Foundry Commercial is developing its seventh office-to-industrial conversion project and its second in the Dallas market. The company will replace a 250,000-square-foot, 1980s era office building with two industrial assets totaling more than 300,000 square feet of space in Plano, Texas. Demolition work is set to begin this month and the developer expects to complete both new buildings by the first quarter of 2026.
Foundry acquired the office building and the associated 22 acres of land earlier this year. Dallas-based Thirty-Four Commercial was engaged by the unidentified seller to market the property to office users. As the market shifted and the demand for Class A industrial supply increased, the brokerage firm reached out to Foundry to buy the property.

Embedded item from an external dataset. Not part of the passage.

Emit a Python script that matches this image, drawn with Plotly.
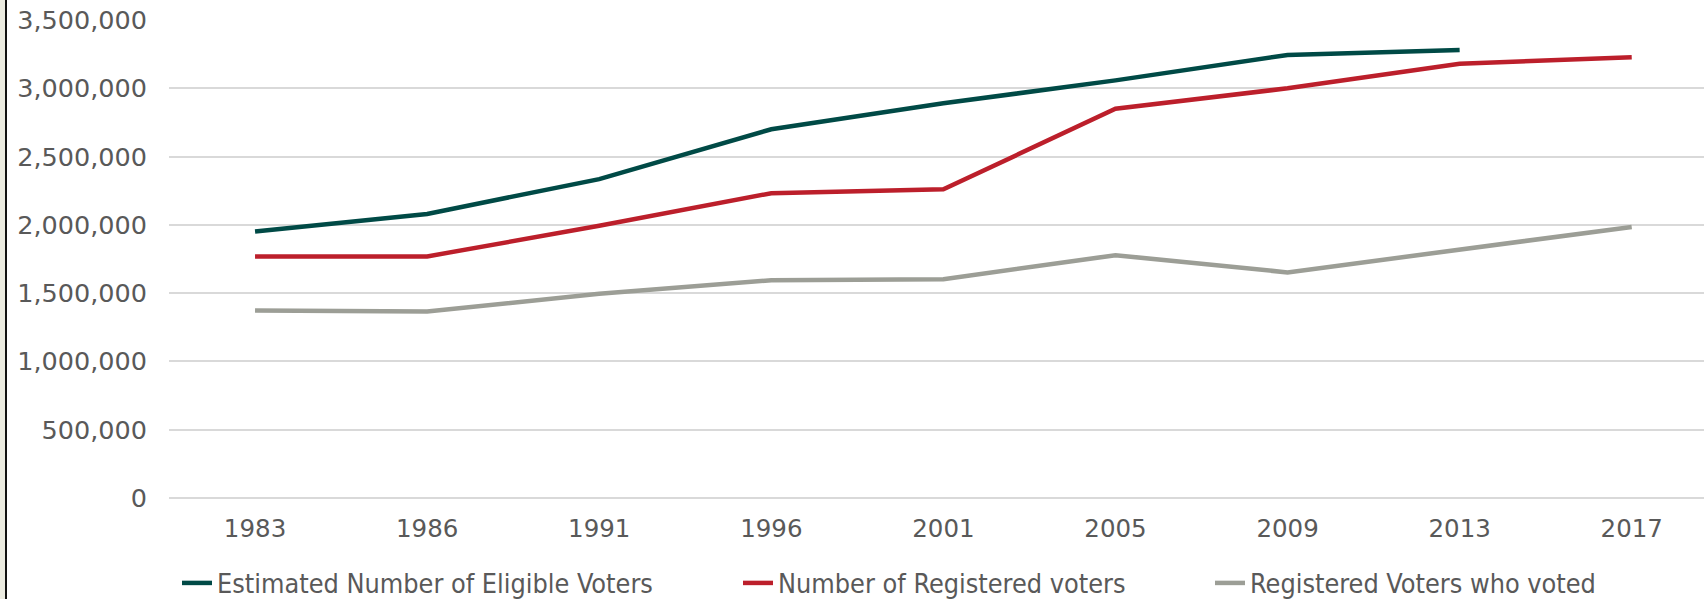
import plotly.graph_objects as go

# election years (category axis)
years = ["1983", "1986", "1991", "1996", "2001", "2005", "2009", "2013", "2017"]

eligible_voters = [1952000, 2080000, 2335000, 2700000, 2890000, 3058000, 3244000, 3280000, None]
registered_voters = [1768000, 1769000, 1993000, 2232000, 2260000, 2850000, 3000000, 3180000, 3228000]
voted = [1372000, 1366000, 1495000, 1595000, 1602000, 1778000, 1652000, 1818000, 1985000]

series_names = [
    "Estimated Number of Eligible Voters",
    "Number of Registered voters",
    "Registered Voters who voted",
]
series_colors = ["#004A46", "#BC1F2B", "#9C9E96"]

FONT = "DejaVu Sans"
TICK_COLOR = "#595959"
GRID_COLOR = "#D9D9D9"

W, H = 1704, 599
# plot area in pixels (left margin 169, width 1535, top 20, height 478)
PW, PH = 1535, 478

fig = go.Figure()

legend_keys = ["legend", "legend2", "legend3"]
for name, vals, color, lg in zip(series_names, [eligible_voters, registered_voters, voted], series_colors, legend_keys):
    fig.add_trace(
        go.Scatter(
            x=years,
            y=vals,
            name=name,
            mode="lines",
            line=dict(color=color, width=4.5),
            legend=lg,
            hovertemplate=f"{name}: %{{y:,}}<extra></extra>",
        )
    )

legend_font = dict(family="DejaVu Sans Condensed, " + FONT, size=26.8, color=TICK_COLOR)
legend_common = dict(
    orientation="h",
    xref="container",
    yref="container",
    yanchor="middle",
    y=(H - 583) / H,
    xanchor="left",
    font=legend_font,
    bgcolor="rgba(0,0,0,0)",
    borderwidth=0,
)

fig.update_layout(
    width=W,
    height=H,
    paper_bgcolor="white",
    plot_bgcolor="white",
    margin=dict(l=169, r=0, t=20, b=101, autoexpand=False),
    font=dict(family=FONT, color=TICK_COLOR),
    showlegend=True,
    legend=dict(x=177 / W, **legend_common),
    legend2=dict(x=738 / W, **legend_common),
    legend3=dict(x=1210 / W, **legend_common),
    xaxis=dict(
        type="category",
        range=[-0.5, 8.42],
        showgrid=False,
        showline=False,
        zeroline=False,
        ticks="",
        automargin=False,
        ticklabelstandoff=13,
        tickfont=dict(family=FONT, size=24.5, color=TICK_COLOR),
    ),
    yaxis=dict(
        range=[0, 3500000],
        dtick=500000,
        tickformat=",d",
        showgrid=True,
        gridcolor=GRID_COLOR,
        gridwidth=1.5,
        zeroline=True,
        zerolinecolor=GRID_COLOR,
        zerolinewidth=1.5,
        showline=False,
        ticks="",
        automargin=False,
        ticklabelstandoff=21,
        tickfont=dict(family=FONT, size=25.5, color=TICK_COLOR),
    ),
    shapes=[
        # left page border strip
        dict(type="rect", xref="paper", yref="paper", x0=-169 / PW, x1=-164 / PW,
             y0=-101 / PH, y1=(PH + 20) / PH, fillcolor="#EBEBE0", line=dict(width=0)),
        dict(type="rect", xref="paper", yref="paper", x0=-164 / PW, x1=-162 / PW,
             y0=-101 / PH, y1=(PH + 20) / PH, fillcolor="#111111", line=dict(width=0)),
    ],
)

# drop the default page margin so the 1704x599 figure fills the window exactly
fig.write_html(
    "out.html",
    config={"displayModeBar": False},
    post_script="document.body.style.margin='0';",
)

Plano Midpoint will rise at 2700 W. Plano Parkway, the former site of Transamerica’s Plano office, which has been vacant since May 2020. The property is just north of the President George Bush Turnpike and some 21 miles from downtown Dallas.
Foundry will demolish the office building and replace it with two industrial facilities measuring 226,900 square feet and 96,100 square feet. Both buildings will feature 32-foot clear heights.

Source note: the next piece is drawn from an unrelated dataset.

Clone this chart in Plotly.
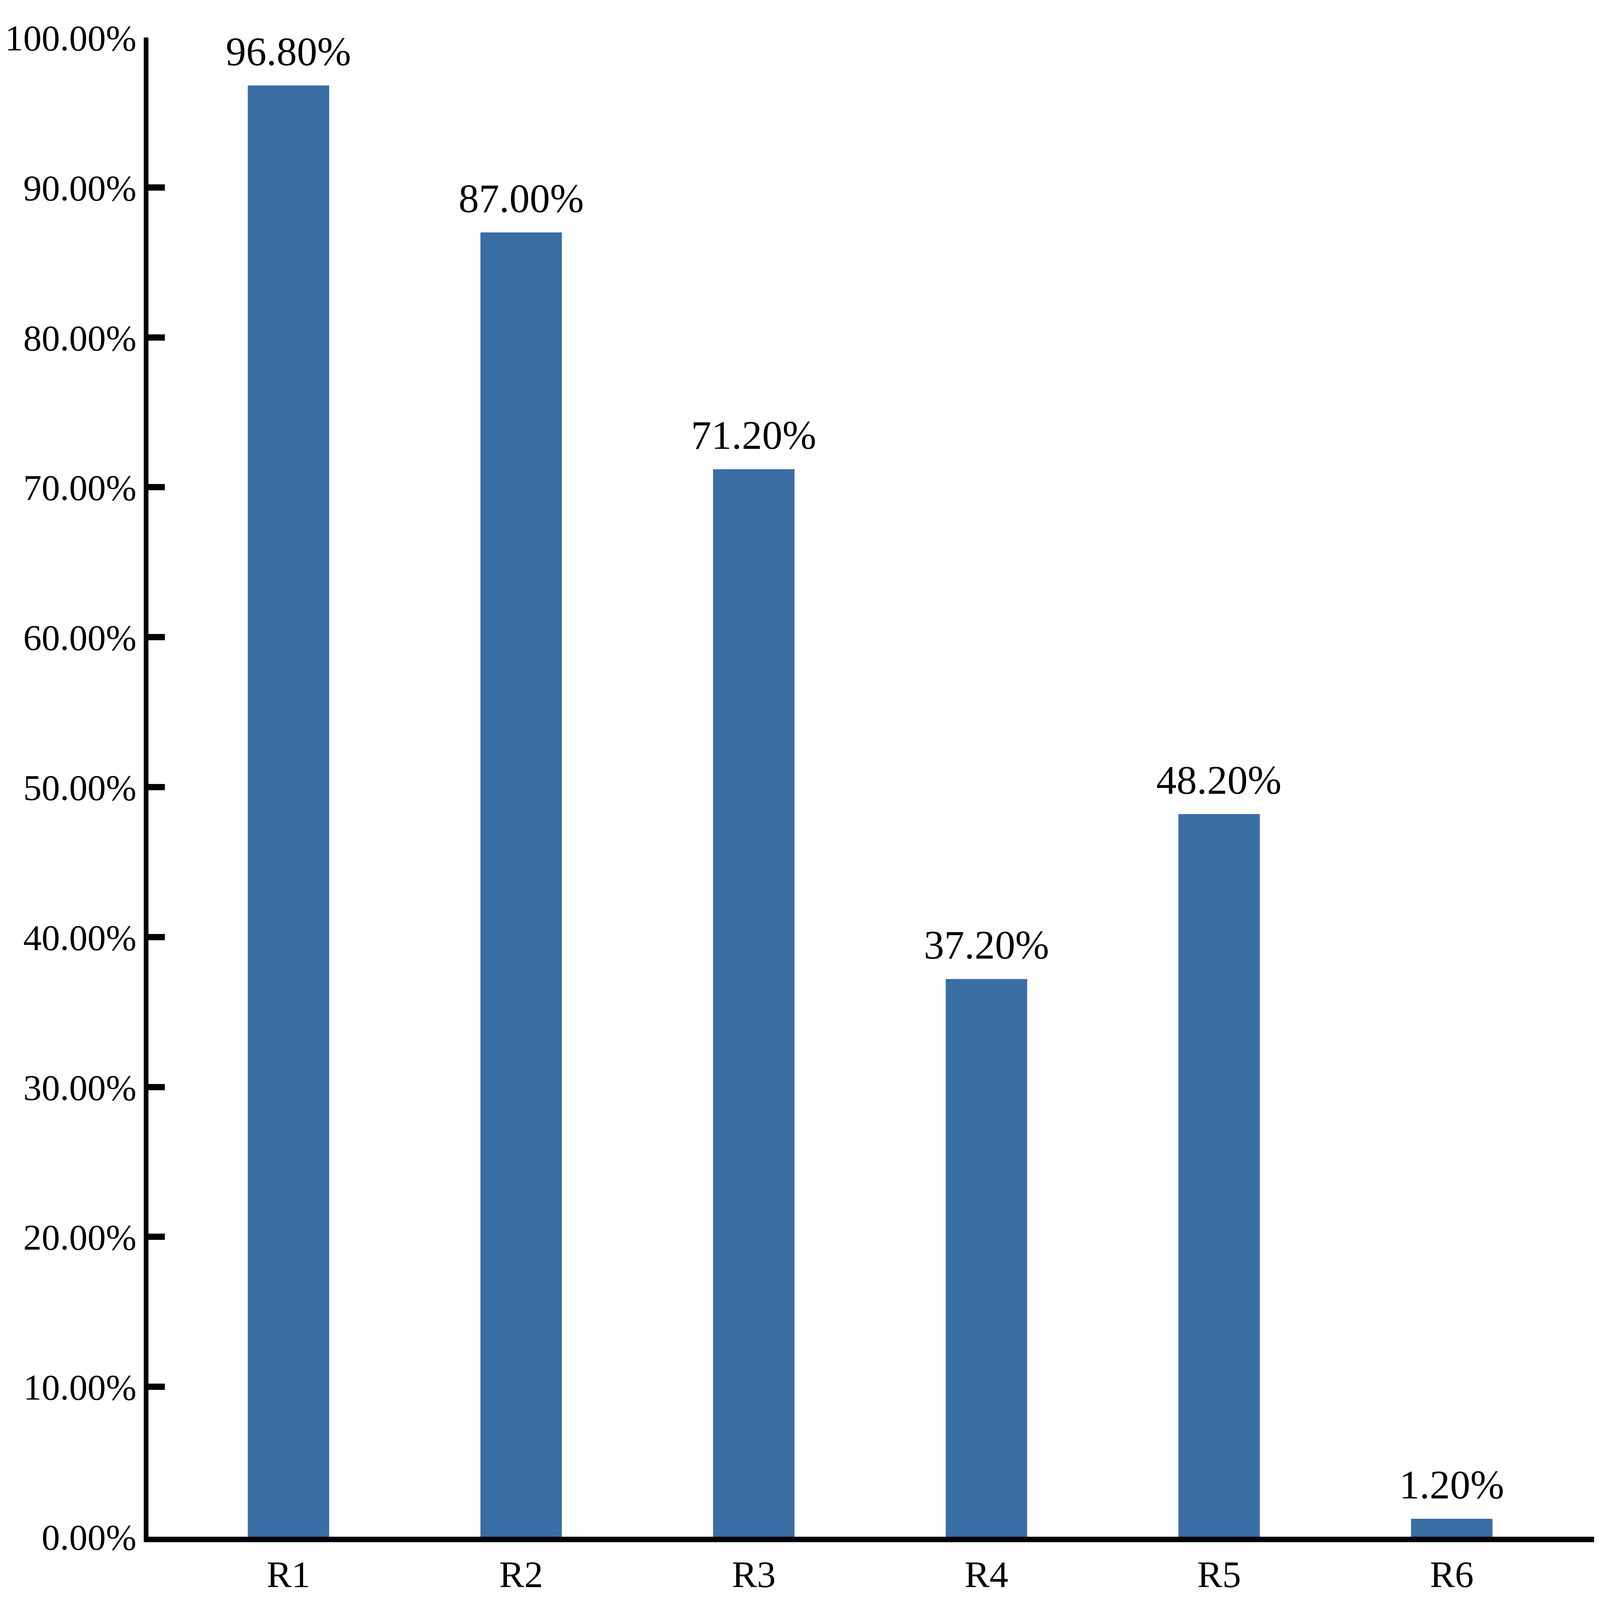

Jim Traynor, Foundry’s Developments & Investments deal principal for the Dallas area, said in a prepared statement the speculative project, the only one in Plano, meets a critical need for industrial space in the city where zoning for light industrial is rare.
The City of Plano approved a $750,000 grant for Foundry Commercial in June for the conversion project. The approval requires Foundry to build a minimum of 300,000 square feet of manufacturing, industrial, office and research and development space at the site and make property improvements worth at least $21 million by late December 2026.
Foundry’s other conversion projects
In addition to Plano Midpoint, Foundry’s other office-to-industrial conversion in the Dallas market is Horizon Landing, underway at 4000 Horizon Way in Irving, Texas. The first building is slated for completion later this year.
Foundry acquired the 24.2-acre property, including a two-story, 287,000-square-foot office building constructed in 1999, in December 2023. The site will soon feature three rear-load warehouses totaling 337,000 square feet. The conversion project will feature up to 70 trailer parking stalls or outside storage on an additional 2.4 acres.
Foundry’s D&I platform has increasingly been focusing on these strategic asset conversions in infill locations as demand for industrial properties grew while office vacancies increased. The platform has five other conversion projects in various stages of development and predevelopment, with more planned in the future. The company is demolishing more than 1 million square feet of obsolete office buildings and replacing them with about 2 million square feet of industrial space over the next 18 months.
Foundry is not the only developer with office-to-industrial conversions underway or completed. It’s a growing CRE trend, particularly in suburban markets with obsolete office space and strong demand for industrial properties near cities like Los Angeles, Chicago and Atlanta.